There was a pause and an extended silence at the other end of the line. Finally, a kindly, avuncular voice answered.

“No. There is nothing of that kind here.” Pause. “I did hear rumors of that kind of thing traveling with one of those tent shows, though.”

“Sir, sir, I know this is an intrusion, but would you please repeat that to my friend?”

I handed the telephone to Joey and watched his face.

“See! See!” I hissed.

He hung up smiling. “Well, they have them in a tent show. I was right about that!”

“No you were not!” I screamed.

Joey smiled more and relaxed.

He felt more at home when I screamed. In his Italian working-class home in Little Italy, Wilmington, Delaware, everyone yelled. Nobody talked.

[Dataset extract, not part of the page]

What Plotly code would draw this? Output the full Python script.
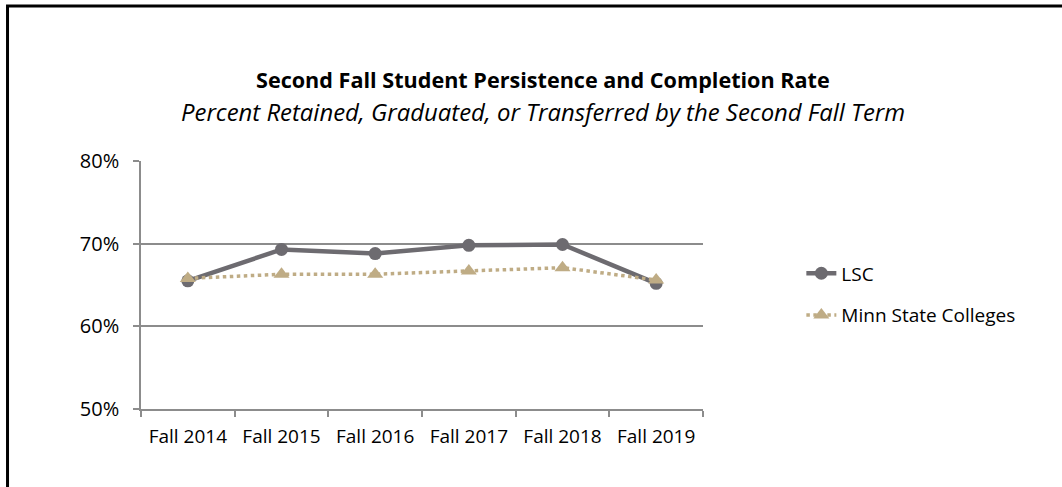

They yelled over recipes, over incidents, over what time it was! Joey said things that were so outrageous to me, I was constantly reacting with unbridled fury.

“I think Mussolini did a good job.”

“Huh?”

“The trains ran on time.”

“Get out!”

“What did I say?”

“Just get out!”

“When can I come back?”

“Never, learn your history!”

“All right. Tell me what I said wrong?”

And I would tell him and we would yell some more.

I had never yelled before in my life. I never remember my parents raising their voices. I had discovered my endless rage in an exercise at the Neighborhood Playhouse at sixteen or seventeen. In acting I had plenty of anger. In life it was dangerous, up to that point, to express anger and not hurt someone’s feelings deeply, like my parents’. I certainly couldn’t show anger to Arnie. Actually, I never felt anger toward Arnie. I was completely cowed and confused, but never allowed myself to feel angry. I was angry at my country, and had found a way to express it, in a way. With Joey it was like kindergarten anger. It was real, but not bitter. It was fun. It was kind of normal. We were good enough friends for me to yell at him. And it was for his own good. For us to be friends, he’d better bone up on Mussolini, and on everything I’d lived through. I couldn’t abide the ignorance.

But this was a very comfortable relationship for me. It could never go anywhere permanent, but it was a new kind of being together that felt interesting at the time. I was the older one. I had a child who came before anyone else. I had a career that came before anyone else. I had to make money, to be independent of any man.